A few weeks before my son made his proclamation, we had a conversation about factual and make-believe stories. This conversation was in support of the real verses imaginary dialogue happening at school. Santa Claus was one of the examples that came up. We agreed that this was a topic for his friends to talk about with their own parents. That even though we do not believe in Santa or celebrate Christmas, it is something many of his friends do and he is not to tell them they are wrong. We decided his friends should be allowed to believe in Santa Claus as long as their parents feel it is appropriate.
I thought I was being proactive, but I now have a parenting dilemma I do not know how to deal with. No, it is not how to avoid disappointment when no gifts appear on the 25th. My son tells me he understands we are Jewish and do not celebrate Christmas, but I know he secretly hopes some extra gifts from an anonymous source will appear. The dilemma is much greater; it is a question of fostering trust. My son’s new found belief in the jolly fellow is a result of a class project and discussion. My son trusts his teachers, who inadvertently, while trying to play along with the family rituals and traditions observed by the majority of his class convinced my son that Santa and his elves really do exist. I have spoken with my son’s teacher about this and I know she was not intentionally trying to convince the Jewish kid there is a Santa Clause, but kids are impressionable.
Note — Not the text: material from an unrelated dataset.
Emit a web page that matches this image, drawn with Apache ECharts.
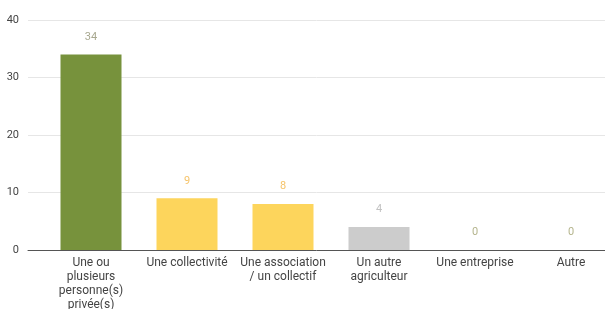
<!DOCTYPE html>
<html><head><meta charset="utf-8">
<script src="https://cdn.jsdelivr.net/npm/echarts@6/dist/echarts.min.js"></script>
<style>html,body{margin:0;padding:0;background:#fff}#c{width:605px;height:309px}</style>
</head><body><div id="c"></div>
<script>
var categories = ["Une ou\nplusieurs\npersonne(s)\nprivée(s)", "Une collectivité", "Une association\n/ un collectif", "Un autre\nagriculteur", "Une entreprise", "Autre"];
var values = [34, 9, 8, 4, 0, 0];
var barColors = ["#77923c", "#fdd55c", "#fdd55c", "#cccccc", "#77923c", "#77923c"];
var labelColors = ["#a8a890", "#f6c46a", "#f6c46a", "#c2c2c2", "#b4b48c", "#b4b48c"];
var yTicks = [0, 10, 20, 30, 40];

var chart = echarts.init(document.getElementById('c'), null, {renderer: 'canvas'});
var font = 'Roboto, Arial, sans-serif';
chart.setOption({
  animation: false,
  grid: [
    {left: 28, right: 0, top: 20, bottom: 59, outerBoundsMode: 'none', containLabel: false},
    {left: 43, width: 576, top: 20, bottom: 59, outerBoundsMode: 'none', containLabel: false}
  ],
  xAxis: [
    {gridIndex: 0, type: 'category', data: categories, axisLine: {lineStyle: {color: '#555', width: 1}}, axisTick: {show: false}, axisLabel: {show: false}},
    {gridIndex: 1, type: 'category', data: categories, axisLine: {show: false}, axisTick: {show: false},
     axisLabel: {interval: 0, color: '#444', fontFamily: font, fontSize: 12, lineHeight: 14, margin: 6}}
  ],
  yAxis: [
    {gridIndex: 0, type: 'value', min: yTicks[0], max: yTicks[yTicks.length - 1], interval: 10,
     axisLine: {show: false}, axisTick: {show: false},
     axisLabel: {color: '#444', fontFamily: font, fontSize: 11, margin: 9},
     splitLine: {lineStyle: {color: '#e6e6e6', width: 1}}},
    {gridIndex: 1, type: 'value', min: yTicks[0], max: yTicks[yTicks.length - 1], interval: 10, show: false, splitLine: {show: false}}
  ],
  series: [{
    type: 'bar', xAxisIndex: 1, yAxisIndex: 1, barWidth: 61,
    data: values.map(function (v, i) {
      return {value: v, itemStyle: {color: barColors[i]}, label: {color: labelColors[i]}};
    }),
    label: {show: true, position: 'top', distance: 12, fontFamily: font, fontSize: 11}
  }]
});
</script></body></html>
In the mind of a five year old, if your teachers tell you they believe in something then it must be true.
I think it is important that he has a trusting rapport with his teachers. As a parent I am now faced with a difficult decision. Do I try to set my son straight? If I try to convince him there is no such thing as Santa I may degrade his respect and trust for his teachers. As I stated earlier, I think it is important that my son trust and respect his teachers. I have decided not to argue the point about the existence of Santa Claus with my son. He will have to come to this conclusion in his own time. Instead I plan to prepare my son for the big letdown. I will try to be sensitive to the trust issues that may have developed. Jolly Old St Nick will not visit our house this holiday season. I hope my son will understand that our family traditions are just as wonderful as those of his friends. I also hope that he will continue to look-up-to and trust his teachers. Maybe this will even be an opportunity for him to learn that he can question authority and he does not need to believe everything he hears.